Lamb — Allegory Done Well

Two different things that are having great years came together to create Lamb: A24 (they’ve released Saint Maud, Minari, Zola, Val, and The Green Knight this year and have more to come) and weird lookin’ children (just watch Annette and Titane and you’ll know what I’m talking about. This time around, the weird lookin’ child is a half-human, half-lamb hybrid. Hence the film’s name. How exactly this creature came to be is kept a secret for the majority of this atmospheric Icelandic flick. Writer/director Valdimar Jóhannsson doesn’t seem to be too interested in giving you too many answers in this obviously fantastical world. Rather, the focus is on engrossing you in this contained allegory.

What it’s an allegory for, however, is somewhat unclear. The young lamb is born to an actual full lamb on a remote farm in Iceland, which is inhabited by María (Noomi Rapace) and Ingvar (Hilmir Snær Guðnason), who just go about their regular daily lives until this new baby is born. So they take her in, name her Ada, and raise her as if she was their own child. 

It’s interesting to think about Lamb just from the perspective of its premise and to consider how many different avenues the filmmakers could have taken with its tone. If they had gone even slightly tongue-in-cheek (and they could have; Ada looks real Paddington-y at certain points), I think the overall message would have been diminished. So fortunately, everything is played completely straight and taken very, very seriously. It’s an atmospheric feel with fog always in the frame, and little actual darkness thanks to the Icelandic setting. You’d feel completely on edge the entire time if it wasn’t for the film’s air of mystery. 

The presence of Ada is a source of conflict, especially when Ingvar’s brother Pétur (Björn Hlynur Haraldsson) arrives, but it’s not enough to completely drive the story. There’s a perpetual sense that we’re building to something, even though we don’t know exactly what until the movie finally gets there. Until everything finally falls into place, you have to be content to just be along for the feeling and the ride that Jóhannsson is creating. You’re in sure hands.

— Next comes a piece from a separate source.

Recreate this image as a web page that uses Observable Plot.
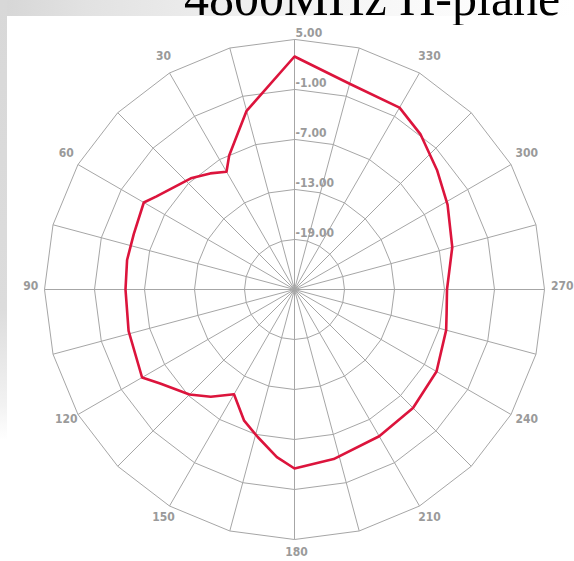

Jóhannsson, along with cinematographer Eli Arenson, only ever show you exactly what they want you to see. Each shot is full of intention. It’s usually still, but features the occasional pan or dolly shot. The cinematography, along with the music by Þórarinn Guðnason, set the tone that Lamb doesn’t veer from one bit. 

But let’s talk about that lamb. What’s her purpose and why did they choose a lamb out of literally the world of available animal stand-ins? I think it’s because of the way lambs typically represent innocence. Ada doesn’t talk. She has almost no agency, but she appears to love her “parents.” So as a viewer, you’re almost required to care for her. But the film makes you wonder, is this just Stockholm syndrome for her? Is she any more than a pet, or is she an actual, feeling person? Is there a difference between the two? There’s a lot to ponder.

I personally thought all the different questions Lamb presented were deep and effective, and I found myself thinking though a lot of different things post-viewing. It can work on an almost literal level in that it makes you put extra thought towards which animals we choose to domesticate (dogs, cats, etc.) and which we choose to take advantage of for our own purposes (sheep, horses, etc.). But it also works allegorically and metaphorically as a movie about adoption, parents, and found family. It got me thinking along both avenues.

Lamb continues A24’s run of very good to great output this year. Though I wasn’t a huge fan of Zola, I adored Minari and The Green Knight, both of which are high on my rankings for 2021 and for A24 as a whole. I really wasn’t expecting to love Lamb as much as I did, but I was blown away. It doesn’t reach the A24 horror heights that Midsommar does for me, but it’s my favorite of the company’s horror flicks otherwise. I think this one is going to stick around in my head for a good while.